Ne resterà uno solo
E alla fine il Van si ferma, le porte si aprono e Ben esce vivo. Ancora qualche rissa e sarà in grado di uscire dall’Albania e, si spera, di portare suo padre con sé. Un iter, questo, che si ripete continuamente nella quotidianità di un ragazzo costretto a battersi in combattimenti clandestini senza regole di ingaggio, dove chi rimane in piedi e non soccombe sotto i colpi dell’avversario di turno porta a casa la pelle e la posta in gioco. Il ring dove questa lotta per la sopravvivenza va in scena è il retro di un camion in movimento, ma anche la vita di tutti i giorni che non fa sconti a nessuno. Ed è su questo doloroso trascinarsi del protagonista tra cantieri, strade e scontri mortali su un camion che si consuma la timeline di The Van, il cortometraggio scritto e diretto da Erenik Beqiri che, dopo un fortunato tour festivaliero iniziato lo scorso maggio nella competizione di categoria di Cannes 2019, si è aggiudicato il premio per la migliore regia alla 37esima edizione del Sulmona International Film Festival.
Quello del cineasta albanese è un dramma umano che non lascia indifferente lo spettatore, al contrario lo aggredisce con una serie di pugni ben assestati alla bocca dello stomaco e al volto da togliere il fiato. Gli stessi che si abbattono sul protagonista e con i quali prova a sua volta ad affrontare la vita in cerca di una seconda chance per sé e per suo padre, lontano da una terra ostile e priva di speranza. Lo scontro fisico fuori e dentro un ring fuori norma si trasforma di fatto in una metafora, portatrice di temi e problematiche universali che si affacciano sullo schermo senza filtri. The Van è un tragico affresco sulla crisi imperante e sulla brutalità, che vede l’essere umano regredire per riuscire a ritagliarsi la possibilità di tirarsi fuori dalle sabbie mobili della violenza e della povertà.
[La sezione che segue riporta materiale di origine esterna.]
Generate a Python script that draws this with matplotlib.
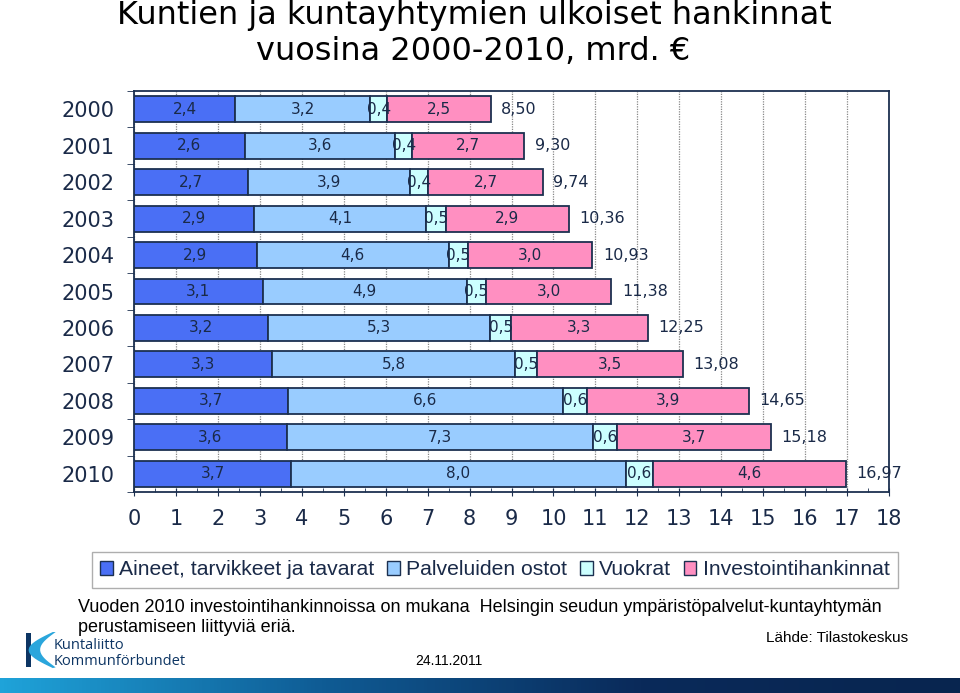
import numpy as np
import matplotlib
matplotlib.use("Agg")
import matplotlib.pyplot as plt
from matplotlib.patches import Patch, Polygon, Rectangle

# --- data (mrd. EUR) ---
years = ["2000", "2001", "2002", "2003", "2004", "2005",
         "2006", "2007", "2008", "2009", "2010"]
aineet = [2.41, 2.64, 2.71, 2.86, 2.93, 3.07, 3.19, 3.30, 3.66, 3.64, 3.74]
palvelut = [3.22, 3.59, 3.87, 4.11, 4.57, 4.86, 5.30, 5.78, 6.56, 7.31, 7.99]
vuokrat = [0.40, 0.40, 0.44, 0.47, 0.47, 0.47, 0.50, 0.52, 0.57, 0.57, 0.64]
invest = [2.47, 2.67, 2.72, 2.92, 2.96, 2.98, 3.26, 3.48, 3.86, 3.66, 4.60]
series_names = ["Aineet, tarvikkeet ja tavarat", "Palveluiden ostot",
                "Vuokrat", "Investointihankinnat"]
colors = ["#4a6ff5", "#99ccff", "#ccffff", "#ff8fc1"]

navy = "#1c3050"
txt = "#1a2a48"
sans = "Liberation Sans"

fig = plt.figure(figsize=(9.6, 6.93), dpi=100)
ax = fig.add_axes([0.1396, 0.29, 0.7865, 0.5787])

y = np.arange(len(years))
series = [aineet, palvelut, vuokrat, invest]
left = np.zeros(len(years))
for vals, col in zip(series, colors):
    vals = np.array(vals)
    ax.barh(y, vals, left=left, height=0.71, color=col, edgecolor=navy,
            linewidth=1.3, zorder=3)
    for yi, l, v in zip(y, left, vals):
        ax.text(l + v / 2, yi, f"{v:.1f}".replace(".", ","), ha="center",
                va="center", fontsize=11, color=txt, family="DejaVu Sans",
                zorder=4)
    left = left + vals

# totals next to the bars
for yi, tot in zip(y, left):
    ax.text(tot + 0.25, yi, f"{tot:.2f}".replace(".", ","), ha="left",
            va="center", fontsize=11.5, color=txt, family="DejaVu Sans")

ax.set_xlim(0, 18)
ax.set_ylim(len(years) - 0.5, -0.5)
ax.set_xticks(range(0, 19))
ax.set_xticks(np.arange(0, 18.5, 0.5), minor=True)
ax.set_yticks(y)
ax.set_yticklabels(years)
ax.set_yticks(np.arange(-0.5, len(years)), minor=True)
ax.tick_params(axis="y", which="major", length=0, pad=14, labelsize=15,
               labelcolor=txt)
ax.tick_params(axis="y", which="minor", length=5, color=navy, direction="out")
ax.tick_params(axis="x", which="major", length=6, color=navy, direction="inout",
               labelsize=15, labelcolor=txt, pad=9)
ax.tick_params(axis="x", which="minor", length=3, color=navy, direction="in")
for lab in ax.get_xticklabels() + ax.get_yticklabels():
    lab.set_family("DejaVu Sans")
ax.grid(axis="x", which="major", color="#888888", linestyle=(0, (1, 1)),
        linewidth=0.9, zorder=0)
for s in ax.spines.values():
    s.set_color(navy)
    s.set_linewidth(1.3)

# title
fig.text(0.494, 0.966, "Kuntien ja kuntayhtymien ulkoiset hankinnat",
         ha="center", va="baseline", fontsize=23, family="DejaVu Sans",
         color="black")
fig.text(0.493, 0.914, "vuosina 2000-2010, mrd. \u20ac",
         ha="center", va="baseline", fontsize=23, family="DejaVu Sans",
         color="black")

# legend
handles = [Patch(facecolor=c, edgecolor=navy, linewidth=1.0) for c in colors]
leg = fig.legend(handles, series_names, loc="center", ncol=4,
                 bbox_to_anchor=(0.5155, 0.1775), frameon=True, fancybox=False,
                 prop={"family": sans, "size": 15.2}, labelcolor=txt,
                 handlelength=0.6, handleheight=0.6, handletextpad=0.3,
                 columnspacing=0.6, borderpad=0.4)
leg.get_frame().set_edgecolor("#9a9a9a")
leg.get_frame().set_linewidth(1.0)

# notes
fig.text(0.081, 0.124, "Vuoden 2010 investointihankinnoissa on mukana  "
         "Helsingin seudun ympäristöpalvelut-kuntayhtymän",
         ha="left", va="center", fontsize=13.0, family=sans, color="black")
fig.text(0.081, 0.094, "perustamiseen liittyviä eriä.",
         ha="left", va="center", fontsize=13.0, family=sans, color="black")
fig.text(0.946, 0.080, "Lähde: Tilastokeskus", ha="right", va="center",
         fontsize=11, family=sans, color="black")
fig.text(0.468, 0.046, "24.11.2011", ha="center", va="center",
         fontsize=10, family=sans, color="black")

# logo
fig.patches.append(Rectangle((0.027, 0.037), 0.005, 0.049, transform=fig.transFigure,
                             facecolor="#0d3563", edgecolor="none"))
t = np.linspace(0, 1, 20)
outer = [(0.055 - 0.028 * np.sin(np.pi * s) * 0.9, 0.088 - 0.052 * s) for s in t]
inner = [(0.058 - 0.018 * np.sin(np.pi * s) * 0.9, 0.037 + 0.051 * s) for s in t]
fig.patches.append(Polygon(outer + inner, closed=True, transform=fig.transFigure,
                           facecolor="#2aa6dc", edgecolor="none"))
fig.text(0.056, 0.068, "Kuntaliitto", ha="left", va="center", fontsize=10.5,
         family="Open Sans", color="#0d3563")
fig.text(0.056, 0.045, "Kommunförbundet", ha="left", va="center", fontsize=10.5,
         family="Open Sans", color="#0d3563")

# gradient strip at bottom
gax = fig.add_axes([0, 0, 1, 0.022])
grad = np.linspace(0, 1, 256).reshape(1, -1)
cmap = matplotlib.colors.LinearSegmentedColormap.from_list(
    "strip", ["#1fa3d9", "#0f5c95", "#0a2a5a", "#08254f"])
gax.imshow(grad, aspect="auto", cmap=cmap, extent=[0, 1, 0, 1])
gax.axis("off")

fig.savefig("out.png", dpi=100)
Beqiri disegna con grande realismo un ritratto fatto di sangue, lividi e sofferenza. Per farlo si avvale di una camera a spalla “sporca” e di un mascherino 4:3 che pone il personaggio principale costantemente al centro del fotogramma. La cinepresa resta attaccata a Ben, mostrandone il corpo e il volto via via sempre più segnato e deturpato dai colpi pesanti ricevuti nel corso dei match, ultimo dei quali gli riserverà il più difficile degli avversari. Il risultato è un’opera che richiama la dolente fisicità di Un sapore di ruggine e ossa, ma che riesce a raggiungere un livello di coinvolgimento leggermente superiore da un punto di vista empatico. Merito della regia scarnificata e di una messa in scena cruda e diretta, che trova nell’interpretazione del promettente Phénix Brossard (già visto e apprezzato in Benjamin di Simon Amstell) il giusto terminale.